In May the Riverside District 96 school board also unanimously approved a new fifth grade math program for advanced students, but took a pass on a implementing a world language program in kindergarten and first grade.

Unlike the current gifted math program, math students in the district’s gifted math program next year will have a separate class apart from their classmates. In June the board hired Amanda Johnson, a math teacher at Hauser, to teach the new gifted fifth-grade math program, which is expected to serve 31 students next year.

Johnson will apparently travel to all the district’s elementary schools to teach the advanced fifth graders, but exact details on how the new class will be run have yet to be worked out. There will only be two fifth-graders at Hollywood School, the smallest school in the district, in the class.

Board member David Kodama strongly advocated for the new advanced math program saying that the Quest math program, which pulled out gifted students one day a week for advanced math instruction, wasn’t enough.

“One day of [advanced] math just wasn’t cutting it, was never cutting it,” Kodama said at the May 21 school board meeting.

Kodama said the new program is needed to meet the needs of fifth-graders who are gifted in math.

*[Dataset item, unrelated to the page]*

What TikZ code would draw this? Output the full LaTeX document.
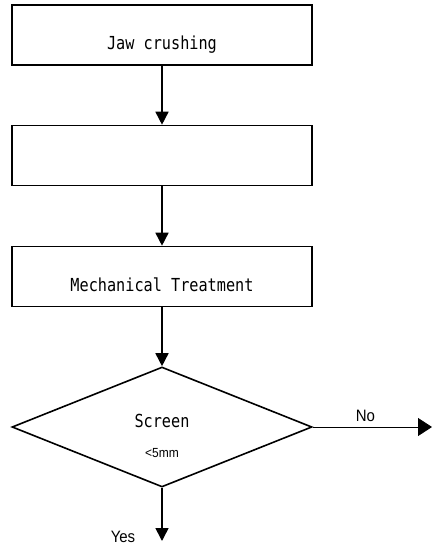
\documentclass[tikz,border=0pt]{standalone}
\usepackage{fontspec}
\usetikzlibrary{shapes.geometric,arrows.meta}
\newfontfamily\boxfont{DejaVu Sans Mono}
\newfontfamily\lblfont{Liberation Sans}
\begin{document}
\begin{tikzpicture}[x=1pt,y=-1pt,
  procbox/.style={draw,line width=1.6pt,minimum width=300pt,minimum height=60pt,inner sep=0pt},
  decbox/.style={draw,diamond,line width=1.6pt,minimum width=300pt,minimum height=120pt,inner sep=0pt},
  boxtxt/.style={anchor=base,inner sep=0pt,font=\boxfont\fontsize{15.2pt}{18pt}\selectfont},
  lbltxt/.style={anchor=base,inner sep=0pt,font=\lblfont\fontsize{15pt}{18pt}\selectfont},
  flow/.style={line width=1.6pt,-{Triangle[width=13pt,length=13pt]}},
  thinflow/.style={line width=0.8pt,-{Triangle[width=18pt,length=14pt]}}]
\useasboundingbox (0,0) rectangle (432,550);
\node[procbox] (b1) at (162,35) {};
\node[procbox] (b2) at (162,155.5) {};
\node[procbox] (b3) at (162,276.5) {};
\node[decbox] (d) at (162,427) {};
\node[boxtxt] (t1) at (162,49.5) {\scalebox{1}[1.18]{Jaw crushing}};
\node[boxtxt] (t3) at (162,291) {\scalebox{1}[1.18]{Mechanical Treatment}};
\node[boxtxt] (t4) at (162,427.5) {\scalebox{1}[1.18]{Screen}};
\node[lbltxt,font=\lblfont\fontsize{12pt}{14pt}\selectfont] (t5) at (162,457) {\scalebox{1}[1.1]{<5mm}};
\node[lbltxt] (no) at (365.5,421) {\scalebox{1}[1.1]{No}};
\node[lbltxt] (yes) at (123,542) {\scalebox{1}[1.1]{Yes}};
\coordinate (noend) at (432,427);
\coordinate (yesend) at (162,541);
\draw[flow] (b1.south) -- (b2.north);
\draw[flow] (b2.south) -- (b3.north);
\draw[flow] (b3.south) -- (d.north);
\draw[thinflow] (d.east) -- (noend);
\draw[flow] (d.south) -- (yesend);
\end{tikzpicture}
\end{document}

“It meets an immediate deficiency in our curriculum,” Kodama said.

But the school board voted unanimously against a proposal to teach Spanish in the elementary schools next year.

A proposal for the so-called world language program, which has been the subject of a parent-teacher committee for two years, was to have begun this fall in kindergarten and first grade.

However, the school board decided to wait and have its new administrative team evaluate the idea and weigh in. School board members also wanted more analysis of the financial impact of the program.

Although he voted against implementing the world language program in the coming school year, school board member Art Perry said that he still supports the idea.

“I’m still hoping it’s going to happen, it’s just not going to happen this fall,” Perry said in a separate interview. “There were just too many open questions and concerns about finances and the curriculum.”

Some parents were disappointed by the decision.

“I just feel that every year that we delay introducing any foreign language to our kids puts them further behind in the ability to learn one,” said Amy Jacksic, a former co-president of the Central School PTO.